Servicemen of Ukrainian Military Forces walk along tranches on their position on the front line with Russia backed separatists, near Novognativka village, Donetsk region on February 21, 2022. (Photo by Anatolii STEPANOV / AFP)

Civilians from the Donetsk region are supposed to get to safety, at the same time the stream of ambulances going in the opposite direction towards the front does not stop. They are taking wounded soldiers to other parts of Ukraine for further medical care, reports the British newspaper The Times.

One of them is Dima Filin, commander in the Ukrainian army, who is said to be recovering from a shrapnel wound to his head in Kyiv. The 47-year-old complained to the newspaper about the lack of supplies. “We fight when we have grenades. Otherwise there is nothing we can do,” he described the situation at the front. A month ago his artillery unit would have fired 150 shells a day. At the moment there are only ten bullets a day – or none at all.

“We couldn’t do anything. For the past four days, we’ve only been hiding from the Russian drones,” Filin said. “We were being chased like rabbits by the Russian artillery.”

For more than four months, Ukraine has been defending itself against the Russian war of aggression. While Putin’s troops were still trying to reach Kyiv at the beginning of the invasion, the fighting is now concentrating on the Donbass in the east of the country, where pro-Russian separatists have been occupying large areas since 2014. After heavy fighting, the Russian army completely conquered the Luhansk region about a week ago. National Guardsman Helena Maksyom and her unit stayed there for 40 days before being ordered to withdraw, she told the Times.

“Many were desperate. You had the feeling that you could die at any moment,” the newspaper quoted the soldier as saying. She and her unit were also out of weapons. “We kind of felt forgotten. Forgotten in this country with this constant shelling, fires and missiles.”

“When we were recruited, our attitude was very good. We knew where we were going and we were ready to be killed,” the newspaper quotes a young man named Alex, who decided to fight after the aggressive war began. “But when we ran out of cartridges, everyone got very depressed. It was terrible,” the window maker from Kyiv continued. “You see, the mood is bad,” he added. Sometimes his unit didn’t have any grenades to return the Russian artillery fire, the young man said. “But we will fight as long as we have guns.”

Since the fighting began, 40 percent of his comrades have fallen. A friend had his leg blown off right next to him, Alex told the Times.

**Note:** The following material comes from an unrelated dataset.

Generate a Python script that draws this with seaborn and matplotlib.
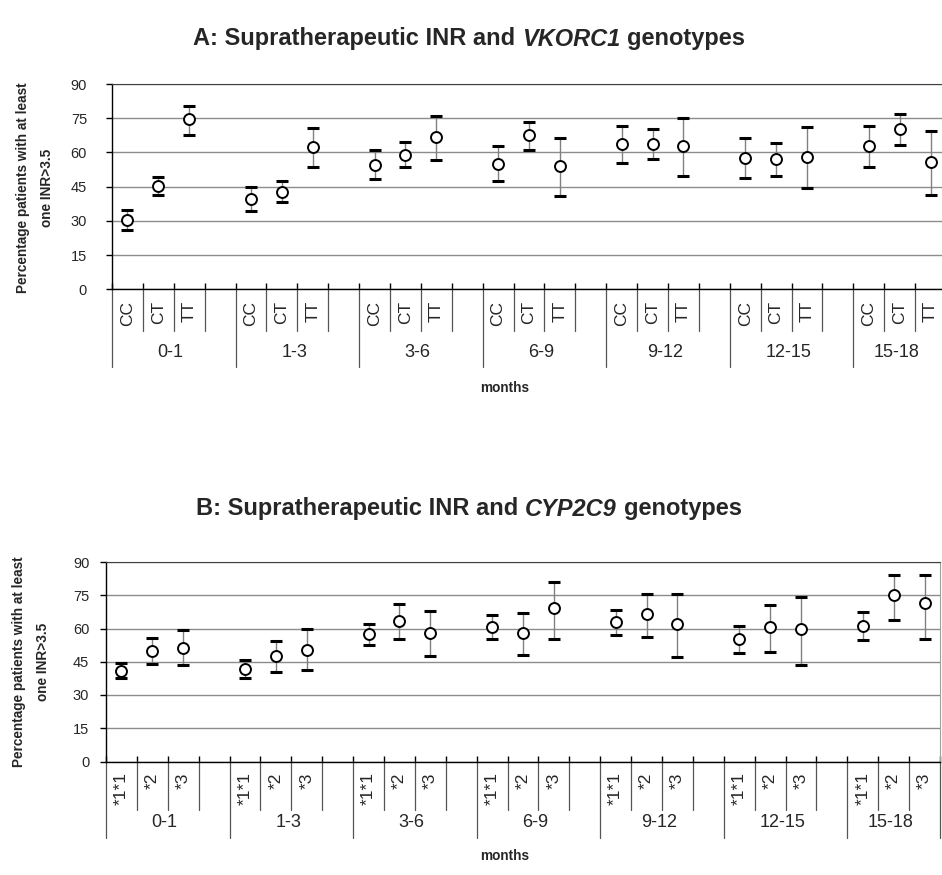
import numpy as np
import pandas as pd
import matplotlib.pyplot as plt
import matplotlib.transforms as mtransforms
import seaborn as sns

sns.set_style("white")
plt.rcParams['font.family'] = ['Liberation Sans', 'DejaVu Sans']

# data
months = ["0-1", "1-3", "3-6", "6-9", "9-12", "12-15", "15-18"]
vkorc1_genotypes = ["CC", "CT", "TT"]
cyp2c9_genotypes = ["*1*1", "*2", "*3"]

vkorc1_pct = [30.2, 45.3, 74.5, 39.6, 42.8, 62.4, 54.6, 59.0, 66.9, 55.1, 67.6, 53.9,
              63.8, 63.8, 63.0, 57.7, 57.0, 58.0, 62.8, 70.1, 55.8]
vkorc1_lo = [26.0, 41.2, 67.5, 34.2, 38.1, 53.5, 48.5, 53.6, 56.7, 47.3, 61.2, 41.0,
             55.4, 57.1, 49.7, 48.8, 49.8, 44.3, 53.6, 63.1, 41.5]
vkorc1_hi = [34.8, 49.1, 80.5, 45.0, 47.5, 70.6, 60.9, 64.4, 76.0, 62.7, 73.3, 66.5,
             71.5, 70.1, 75.1, 66.3, 64.0, 71.0, 71.6, 76.7, 69.3]

cyp2c9_pct = [41.0, 49.8, 51.3, 41.6, 47.5, 50.4, 57.5, 63.4, 58.0, 60.8, 57.8, 69.1,
              62.8, 66.4, 62.0, 55.4, 60.5, 59.6, 61.3, 75.0, 71.5]
cyp2c9_lo = [37.7, 44.0, 43.4, 37.7, 40.2, 41.3, 52.7, 55.3, 47.5, 55.1, 48.0, 55.1,
             57.1, 56.2, 47.3, 49.1, 49.4, 43.4, 54.9, 63.7, 55.4]
cyp2c9_hi = [44.3, 55.9, 59.2, 45.7, 54.5, 59.6, 61.9, 71.1, 68.0, 66.1, 67.1, 80.8,
             68.5, 75.6, 75.4, 61.3, 70.7, 74.2, 67.3, 84.1, 84.1]

W, H = 942, 875
fig = plt.figure(figsize=(W / 100, H / 100), dpi=100)


def make_df(genotypes, pct, lo, hi):
    rows = []
    i = 0
    for m_i, m in enumerate(months):
        for g_i, g in enumerate(genotypes):
            rows.append({"month": m, "genotype": g, "slot": m_i * 4 + g_i + 0.5,
                         "pct": pct[i], "lo": lo[i], "hi": hi[i]})
            i += 1
    return pd.DataFrame(rows)


def draw_panel(rect, df, short_len, long_len, lab_y, grp_y, ypad):
    ax = fig.add_axes(rect)
    nslots = len(months) * 4 - 1
    ax.errorbar(df["slot"], df["pct"], yerr=[df["pct"] - df["lo"], df["hi"] - df["pct"]],
                fmt="none", ecolor="#808080", elinewidth=1, capsize=4.2, capthick=2.2,
                zorder=3)
    for c in ax.lines:
        c.set_color("black")
        c.set_markeredgecolor("black")
    sns.scatterplot(data=df, x="slot", y="pct", ax=ax, marker="o", s=62,
                    facecolor="white", edgecolor="black", linewidth=1.4, zorder=4)
    ax.set_xlim(0, nslots)
    ax.set_ylim(0, 90)
    ax.set_yticks(np.arange(0, 91, 15))
    ax.set_xticks(np.arange(0, nslots + 1))
    ax.set_xticklabels([])
    ax.set_xlabel("")
    ax.set_ylabel("")
    ax.tick_params(axis="y", direction="out", length=4, width=1, color="black",
                   labelsize=10.5, pad=ypad, left=True)
    ax.tick_params(axis="x", direction="in", length=4, width=1, color="black", bottom=True)
    ax.yaxis.grid(True, color="#8c8c8c", lw=1)
    ax.xaxis.grid(False)
    ax.set_axisbelow(True)
    for side in ["left", "bottom"]:
        ax.spines[side].set_color("black")
        ax.spines[side].set_linewidth(1)
    ax.spines["top"].set_color("#404040")
    ax.spines["right"].set_color("#a0a0a0")

    trans = mtransforms.blended_transform_factory(ax.transData, ax.transAxes)
    for k in range(nslots + 1):
        length = long_len if (k % 4 == 0 or k == nslots) else short_len
        ax.plot([k, k], [0, -length], transform=trans, color="#555555", lw=0.9,
                clip_on=False)
    for _, r in df.iterrows():
        ax.text(r["slot"], lab_y, r["genotype"], transform=trans, rotation=90,
                ha="center", va="top", fontsize=12.5)
    for m_i, m in enumerate(months):
        x0 = m_i * 4
        x1 = min(x0 + 4, nslots)
        ax.text((x0 + x1) / 2 - 0.1, grp_y, m, transform=trans, ha="center",
                va="center", fontsize=13)
    return ax


def px_rect(left, right, top, bottom):
    return [left / W, 1 - bottom / H, (right - left) / W, (bottom - top) / H]


df_a = make_df(vkorc1_genotypes, vkorc1_pct, vkorc1_lo, vkorc1_hi)
df_b = make_df(cyp2c9_genotypes, cyp2c9_pct, cyp2c9_lo, cyp2c9_hi)

ax_a = draw_panel(px_rect(112, 946, 84, 289.3), df_a, 0.205, 0.38, -0.058, -0.307, 14)
ax_b = draw_panel(px_rect(106, 940, 562, 761.5), df_b, 0.243, 0.383, -0.055, -0.308, 8)


def mixed_title(ycen_px, parts, xcen_px=469, fontsize=17):
    renderer = fig.canvas.get_renderer()
    space = fontsize * 100 / 72 * 0.278
    texts = []
    for s, style in parts:
        t = fig.text(0, 1 - ycen_px / H, s, fontsize=fontsize, fontweight="bold",
                     fontstyle=style, ha="left", va="center")
        texts.append(t)
    widths = [t.get_window_extent(renderer).width for t in texts]
    total = sum(widths) + space * (len(texts) - 1)
    x = xcen_px - total / 2
    for t, w in zip(texts, widths):
        t.set_x(x / W)
        x += w + space


mixed_title(39, [("A: Supratherapeutic INR and", "normal"), ("VKORC1", "italic"),
                 ("genotypes", "normal")])
mixed_title(509, [("B: Supratherapeutic INR and", "normal"), ("CYP2C9", "italic"),
                  ("genotypes", "normal")])

for ycen, x1, x2 in [(188, 23, 47), (662, 19, 43)]:
    fig.text(x1 / W, 1 - ycen / H, "Percentage patients with at least", rotation=90,
             ha="center", va="center", fontsize=9.8, fontweight="bold")
    fig.text(x2 / W, 1 - ycen / H, "one INR>3.5", rotation=90,
             ha="center", va="center", fontsize=9.8, fontweight="bold")

fig.text(505 / W, 1 - 388 / H, "months", ha="center", va="center", fontsize=9.8,
         fontweight="bold")
fig.text(505 / W, 1 - 856 / H, "months", ha="center", va="center", fontsize=9.8,
         fontweight="bold")

plt.savefig("out.png", dpi=100)
plt.close()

“We see a lot of injuries to the extremities, head injuries, eye injuries,” the newspaper quoted general practitioner Ivanna Chobaniuk as saying. Before the particularly badly injured are transported further, they would be stabilized in a field hospital near the front. Some days her team would treat more than 100 people.

The injuries are mostly “caused by heavy artillery fire and rocket attacks, all the shrapnel. And also pressure trauma from the blasts…unfortunately not all of them survive,” the 29-year-old medic told The Times. Just recently, an adviser to President Volodymyr Zelenskyj put the number of Ukrainian soldiers killed every day at 200. The exact number of dead fighters is unclear – Russia is also keeping silent.